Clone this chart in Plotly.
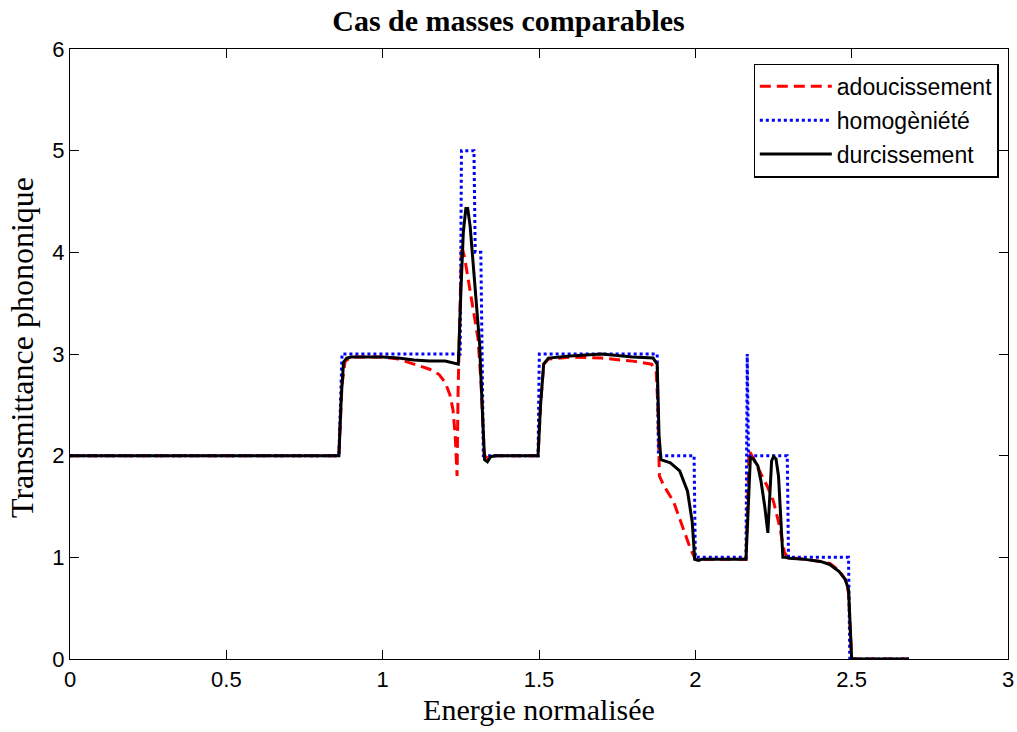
import plotly.graph_objects as go

# homogeneite (blue dotted) - step-like
x_homo = [0, 0.86, 0.87, 1.248, 1.252, 1.292, 1.296, 1.314, 1.322, 1.497, 1.501, 1.878, 1.882, 1.996, 2.0, 2.162, 2.166, 2.17, 2.174, 2.294, 2.298, 2.49, 2.494, 2.683]
y_homo = [2, 2, 3, 3, 5, 5, 4, 4, 2, 2, 3, 3, 2, 2, 1, 1, 3, 2, 2, 2, 1, 1, 0, 0]

# adoucissement (red dashed)
x_adou = [0, 0.86, 0.87, 0.88, 0.9, 1.0, 1.05, 1.1, 1.15, 1.18, 1.2, 1.215, 1.225, 1.232, 1.238, 1.241, 1.252, 1.262, 1.275, 1.29, 1.305, 1.315, 1.325, 1.335, 1.36, 1.497, 1.505, 1.515, 1.53, 1.6, 1.7, 1.8, 1.86, 1.875, 1.88, 1.885, 1.9, 1.93, 1.96, 1.985, 2.0, 2.1, 2.162, 2.172, 2.19, 2.21, 2.23, 2.25, 2.27, 2.285, 2.295, 2.35, 2.4, 2.43, 2.46, 2.48, 2.49, 2.5, 2.683]
y_adou = [2, 2, 2.7, 2.93, 2.97, 2.97, 2.95, 2.9, 2.85, 2.8, 2.72, 2.6, 2.45, 2.2, 1.8, 2.6, 4.07, 3.95, 3.7, 3.45, 3.15, 2.7, 2.0, 1.98, 2.0, 2.0, 2.5, 2.9, 2.95, 2.97, 2.96, 2.93, 2.9, 2.82, 2.5, 1.8, 1.7, 1.55, 1.3, 1.08, 0.98, 0.98, 0.98, 2.05, 1.95, 1.82, 1.7, 1.55, 1.3, 1.05, 1.0, 0.98, 0.96, 0.94, 0.87, 0.78, 0.65, 0.0, 0.0]

# durcissement (black solid)
x_durc = [0, 0.86, 0.868, 0.875, 0.885, 0.9, 1.0, 1.05, 1.1, 1.15, 1.2, 1.235, 1.242, 1.25, 1.258, 1.266, 1.272, 1.28, 1.29, 1.3, 1.31, 1.318, 1.326, 1.335, 1.345, 1.36, 1.497, 1.505, 1.515, 1.53, 1.6, 1.7, 1.8, 1.865, 1.878, 1.884, 1.89, 1.92, 1.95, 1.975, 1.99, 1.998, 2.01, 2.02, 2.1, 2.162, 2.168, 2.176, 2.185, 2.2, 2.21, 2.222, 2.232, 2.238, 2.244, 2.25, 2.258, 2.266, 2.273, 2.28, 2.288, 2.3, 2.35, 2.4, 2.43, 2.46, 2.48, 2.49, 2.5, 2.683]
y_durc = [2, 2, 2.6, 2.92, 2.96, 2.97, 2.97, 2.96, 2.94, 2.93, 2.93, 2.9, 2.9, 3.6, 4.2, 4.43, 4.43, 4.25, 3.85, 3.45, 3.1, 2.5, 1.96, 1.94, 1.99, 2.0, 2.0, 2.5, 2.9, 2.96, 2.98, 3.0, 2.97, 2.96, 2.9, 2.2, 1.96, 1.93, 1.85, 1.65, 1.35, 0.98, 0.97, 0.98, 0.98, 0.98, 1.4, 1.98, 1.97, 1.9, 1.75, 1.5, 1.24, 1.6, 1.95, 1.99, 1.97, 1.8, 1.4, 1.0, 1.0, 0.99, 0.98, 0.96, 0.93, 0.86, 0.78, 0.68, 0.0, 0.0]

x_ticks = [0, 0.5, 1, 1.5, 2, 2.5, 3]
x_labels = ["0", "0.5", "1", "1.5", "2", "2.5", "3"]
y_ticks = [0, 1, 2, 3, 4, 5, 6]

fig = go.Figure()
fig.add_trace(go.Scatter(x=x_adou, y=y_adou, mode="lines", name="adoucissement", legendgroup="a",
                         line=dict(color="#ff0000", width=3, dash="11px,6px")))
fig.add_trace(go.Scatter(x=x_homo, y=y_homo, mode="lines", name="homogèniété", legendgroup="b",
                         line=dict(color="#0000ff", width=3, dash="3px,3px")))
fig.add_trace(go.Scatter(x=x_durc, y=y_durc, mode="lines", name="durcissement", legendgroup="c",
                         line=dict(color="#000000", width=3, dash="solid")))

serif = "Liberation Serif, Times New Roman, serif"
sans = "Liberation Sans, Arial, sans-serif"

axis_common = dict(showgrid=False, zeroline=False, showline=True, linecolor="black",
                   linewidth=1.2, mirror="ticks", ticks="inside", ticklen=9,
                   tickcolor="black", tickfont=dict(family=sans, size=22, color="black"),
                   ticklabeloverflow="allow")

fig.update_layout(
    width=1017, height=732,
    paper_bgcolor="white", plot_bgcolor="white",
    margin=dict(l=70, r=3, t=49, b=73),
    title=dict(text="<b>Cas de masses comparables</b>", x=0.5, xanchor="center", y=0.986, yanchor="top",
               font=dict(family=serif, size=30, color="black")),
    xaxis=dict(range=[0, 3], tickvals=x_ticks, ticktext=x_labels,
               title=dict(text="Energie normalisée", standoff=8,
                          font=dict(family=serif, size=30, color="black")),
               **axis_common),
    yaxis=dict(range=[0, 6], tickvals=y_ticks, **axis_common),
    annotations=[dict(text="Transmittance phononique", textangle=-90, showarrow=False,
                      xref="paper", yref="paper", x=0, y=0.5, xanchor="center", yanchor="middle",
                      xshift=-48, yshift=6,
                      font=dict(family=serif, size=32, color="black"))],
    legend=dict(x=0.990, xanchor="right", y=0.976, yanchor="top",
                bgcolor="white", bordercolor="black", borderwidth=1.2,
                font=dict(family=sans, size=23, color="black"),
                traceorder="grouped", tracegroupgap=1, itemwidth=72),
    showlegend=True,
)

fig.write_html("out.html", config={"displayModeBar": False},
               post_script="document.body.style.margin='0';document.body.style.overflow='hidden';")
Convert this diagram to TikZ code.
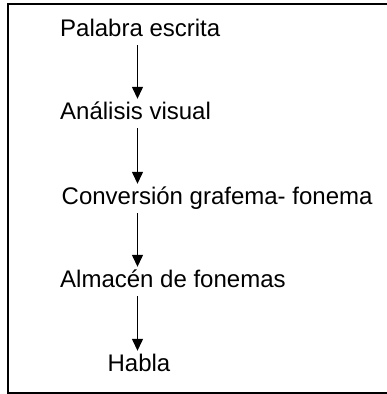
\documentclass[tikz,border=0pt]{standalone}
\usepackage{fontspec}
\setmainfont{Liberation Sans}
\usetikzlibrary{arrows.meta}

\tikzset{
  paso/.style={anchor=base west, inner sep=0pt, text height=20pt, text depth=9pt,
    font=\fontsize{24}{28}\selectfont},
  flecha/.style={line width=1.3pt, -{Triangle[width=11pt,length=12pt]}}
}

\begin{document}
\begin{tikzpicture}[x=1pt, y=-1pt]
  \useasboundingbox (0,0) rectangle (387,394);
  \draw[line width=2pt] (395,4.3) -- (7.5,4.3) -- (7.5,392.5) -- (395,392.5);
  \coordinate (eje) at (137.5,0);
  \node[paso] (palabra) at (60,36) {Palabra escrita};
  \node[paso] (analisis) at (60,119) {Análisis visual};
  \node[paso] (conversion) at (61.5,204) {Conversión grafema- fonema};
  \node[paso] (almacen) at (60,287) {Almacén de fonemas};
  \node[paso, anchor=base] (habla) at (139,371) {Habla};
  \draw[flecha] (palabra.south -| eje) -- (analisis.north -| eje);
  \draw[flecha] (analisis.south -| eje) -- (conversion.north -| eje);
  \draw[flecha] (conversion.south -| eje) -- (almacen.north -| eje);
  \draw[flecha] (almacen.south -| eje) -- (habla.north -| eje);
\end{tikzpicture}
\end{document}
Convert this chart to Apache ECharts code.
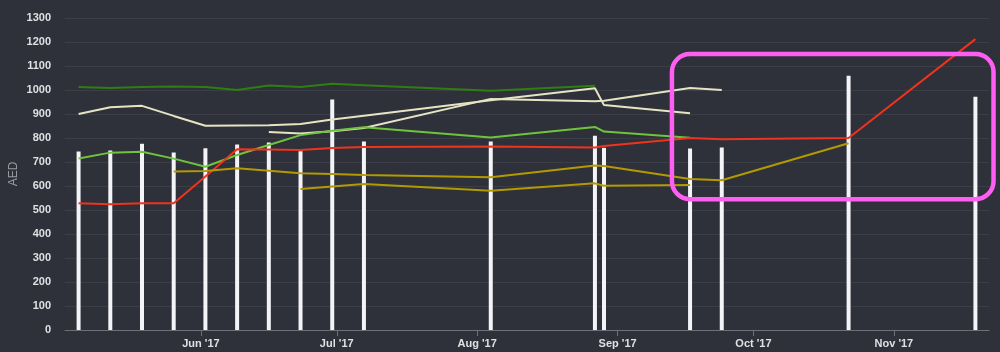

■ **PROBLEM DETAILS**: Beginning at the line with "Convert this diagram to TikZ code." and ending at the last line of the listing above, retype each line exactly, including those two lines. Leave the pictures out.

■ **WRITTEN ANSWER**:
Convert this diagram to TikZ code.
\documentclass[tikz,border=0pt]{standalone}
\usepackage{fontspec}
\setmainfont{Liberation Sans}
\usetikzlibrary{arrows.meta}

\tikzset{
  paso/.style={anchor=base west, inner sep=0pt, text height=20pt, text depth=9pt,
    font=\fontsize{24}{28}\selectfont},
  flecha/.style={line width=1.3pt, -{Triangle[width=11pt,length=12pt]}}
}

\begin{document}
\begin{tikzpicture}[x=1pt, y=-1pt]
  \useasboundingbox (0,0) rectangle (387,394);
  \draw[line width=2pt] (395,4.3) -- (7.5,4.3) -- (7.5,392.5) -- (395,392.5);
  \coordinate (eje) at (137.5,0);
  \node[paso] (palabra) at (60,36) {Palabra escrita};
  \node[paso] (analisis) at (60,119) {Análisis visual};
  \node[paso] (conversion) at (61.5,204) {Conversión grafema- fonema};
  \node[paso] (almacen) at (60,287) {Almacén de fonemas};
  \node[paso, anchor=base] (habla) at (139,371) {Habla};
  \draw[flecha] (palabra.south -| eje) -- (analisis.north -| eje);
  \draw[flecha] (analisis.south -| eje) -- (conversion.north -| eje);
  \draw[flecha] (conversion.south -| eje) -- (almacen.north -| eje);
  \draw[flecha] (almacen.south -| eje) -- (habla.north -| eje);
\end{tikzpicture}
\end{document}
Convert this chart to Apache ECharts code.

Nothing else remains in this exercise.